Seburuk apa pun pertukaran itu, perlu dicatat bahwa risiko kematian di pesawat komersial bagi siapa pun, termasuk bayi yang dipegang di pangkuan, tetap sangat rendah – jadi biarkan rasa bersalah mereda jika Anda terbang sambil memegang bayi di pangkuan. “Kecelakaan pesawat komersial masih sangat jarang terjadi, dan logistik memiliki bayi di kursi tertentu, dengan pemasangan CRS untuk setiap penerbangan, mungkin lebih berat dibandingkan aspek keamanan,” kata Sarah Barry, wakil kepala Sekolah Penerbangan dan Keamanan di Buckinghamshire New University di Inggris.
Meskipun demikian, analisis biaya-manfaat FAA tidak meyakinkan semua orang. Tahun lalu, serikat Asosiasi Pramugari-CWA menyerukan perubahan aturan, dan persyaratan kursi untuk semua penumpang, seperti yang mereka lakukan selama tiga dekade terakhir.
Kampanye itu dipicu sebagian oleh kecelakaan United Airlines Penerbangan 232 pada tahun 1989, di mana 112 penumpang tewas dari 296 yang ada di pesawat. Sistem pesawat mati di udara, dan dengan pendaratan darurat yang tak terhindarkan, pramugari memberi tahu orangtua bayi yang dipegang di pangkuan untuk meletakkannya di lantai di antara kaki mereka, dikelilingi selimut, dan menekan dengan sebaik mungkin. Dari empat bayi yang dipegang di pangkuan dalam penerbangan itu, tiga mengalami luka-luka, dan satu – Evan Tsao berusia 22 bulan – meninggal akibat inhalasi asap setelah tergelincir ke bagian belakang pesawat.
Tahun berikutnya, NTSB menambahkan kursi untuk bayi ke daftar perbaikan keamanan yang paling diinginkan oleh FAA, tetapi permintaan itu dihapus pada tahun 2006 setelah pemodelan sendiri FAA menunjukkan bahwa membeli tiket tambahan tersebut akan mendorong 20 persen keluarga untuk mengemudi daripada terbang – terutama mereka dengan anggaran yang ketat – dan pada gilirannya akan menyebabkan peningkatan jumlah kematian di jalan raya.
Keyakinan itu didukung oleh penelitian akademis pada tahun 2002 yang menunjukkan perubahan kebijakan tersebut akan menyebabkan peningkatan jumlah kematian bersih yang kecil, bahkan jika hanya 5 persen keluarga yang memilih untuk mengemudi. Selain itu, penelitian tersebut menemukan biaya regulasi per kematian yang dihindari sekitar $1,3 miliar pada saat itu, yang menurut para peneliti “penggunaan sumber daya sosial yang buruk”.

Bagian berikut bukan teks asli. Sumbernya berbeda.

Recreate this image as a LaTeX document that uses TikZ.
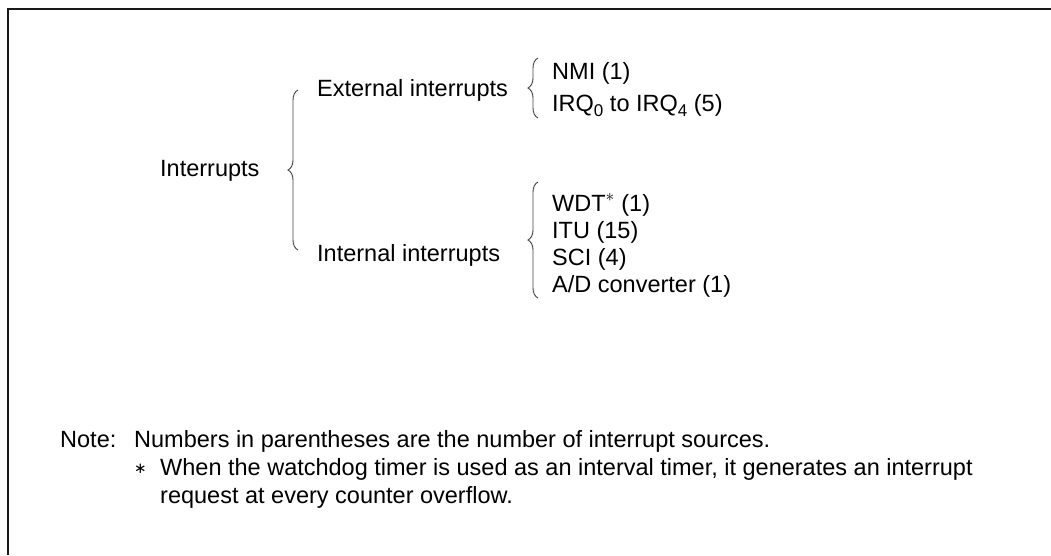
\documentclass[tikz,border=0pt]{standalone}
\usepackage{fontspec}
\setmainfont{Liberation Sans}
\newfontfamily\symfont{DejaVu Sans}
\usetikzlibrary{decorations.pathreplacing}
\newcommand{\lowidx}[1]{\raisebox{-5.5pt}{\fontsize{17}{17}\selectfont #1}}
\begin{document}
\begin{tikzpicture}[x=1pt, y=-1pt,
		every node/.style={anchor=base west, inner sep=0pt, font=\fontsize{23.5}{28}\selectfont},
		brc/.style={decorate, decoration={brace, amplitude=10pt}, line width=0.9pt, black!75},
		frame/.style={line width=1.2pt, black!90}]
		\useasboundingbox (0,0) rectangle (1051,555);
		\draw[frame] (1051,9) -- (8,9) -- (8,555);
		\node (intr) at (160,176) {Interrupts};
		\node (ext) at (317,96) {External interrupts};
		\node (int) at (317,261) {Internal interrupts};
		\node (nmi) at (552,79) {NMI (1)};
		\node (irq) at (552,111) {IRQ\lowidx{0} to IRQ\lowidx{4} (5)};
		\node (wdt) at (552,211) {WDT$^{\ast}$ (1)};
		\node (itu) at (552,238) {ITU (15)};
		\node (sci) at (552,265) {SCI (4)};
		\node (adc) at (552,292) {A/D converter (1)};
		\coordinate (b1) at (298,250);
		\coordinate (t1) at (298,90);
		\coordinate (b2) at (538,118);
		\coordinate (t2) at (538,58);
		\coordinate (b3) at (538,298);
		\coordinate (t3) at (538,182);
		\draw[brc] (b1) -- (t1);
		\draw[brc] (b2) -- (t2);
		\draw[brc] (b3) -- (t3);
		\node (note) at (60,447) {Note:};
		\node (notes) at (134,447) {\begin{tabular}[t]{@{}l@{}}
				Numbers in parentheses are the number of interrupt sources.\\
				\makebox[26pt][l]{\raisebox{1.5pt}{\symfont\fontsize{15}{15}\selectfont ∗}}When the watchdog timer is used as an interval timer, it generates an interrupt\\
				\hspace*{26pt}request at every counter overflow.
			\end{tabular}};
	\end{tikzpicture}
\end{document}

Para peneliti mengakui ada keterbatasan pada makalah tersebut, karena mereka tidak mempertimbangkan apa yang akan terjadi jika kursi gratis, atau jika maskapai penerbangan hanya memberikan kursi kosong yang tidak terjual kepada orangtua dengan mengubah susunan tempat duduk. (Ini juga mengabaikan fakta bahwa harga tiket sering kali meningkat karena alasan lain, dan bahwa keseimbangan biaya-manfaat dapat bergeser di negara-negara lain di mana mengemudi bukanlah pilihan – kereta api sedikit lebih aman daripada pesawat, tetapi tidak seberbahaya mengemudi di jalan raya).
Tentu saja, ada lebih dari sekedar keamanan dalam penerbangan, terutama cedera akibat turbulensi. Di AS, belum ada yang meninggal akibat turbulensi di pesawat komersial sejak tahun 2009, meskipun telah terjadi 146 cedera serius – seperti tulang patah, luka bakar, atau kerusakan organ – yang sebagian besar dialami oleh anggota kru daripada penumpang.
Namun, penelitian dari Universitas Reading di Inggris tahun lalu menunjukkan bahwa penerbangan menjadi lebih berombak akibat perubahan iklim, dengan turbulensi parah di sepanjang Atlantik Utara meningkat 55 persen sejak tahun 1979. Meskipun turbulensi parah hanya dialami dalam waktu terbang yang relatif singkat, dan hanya terlihat di kurang dari 0,1 persen dari atmosfer, hal itu masih dapat menyebabkan lebih banyak cedera.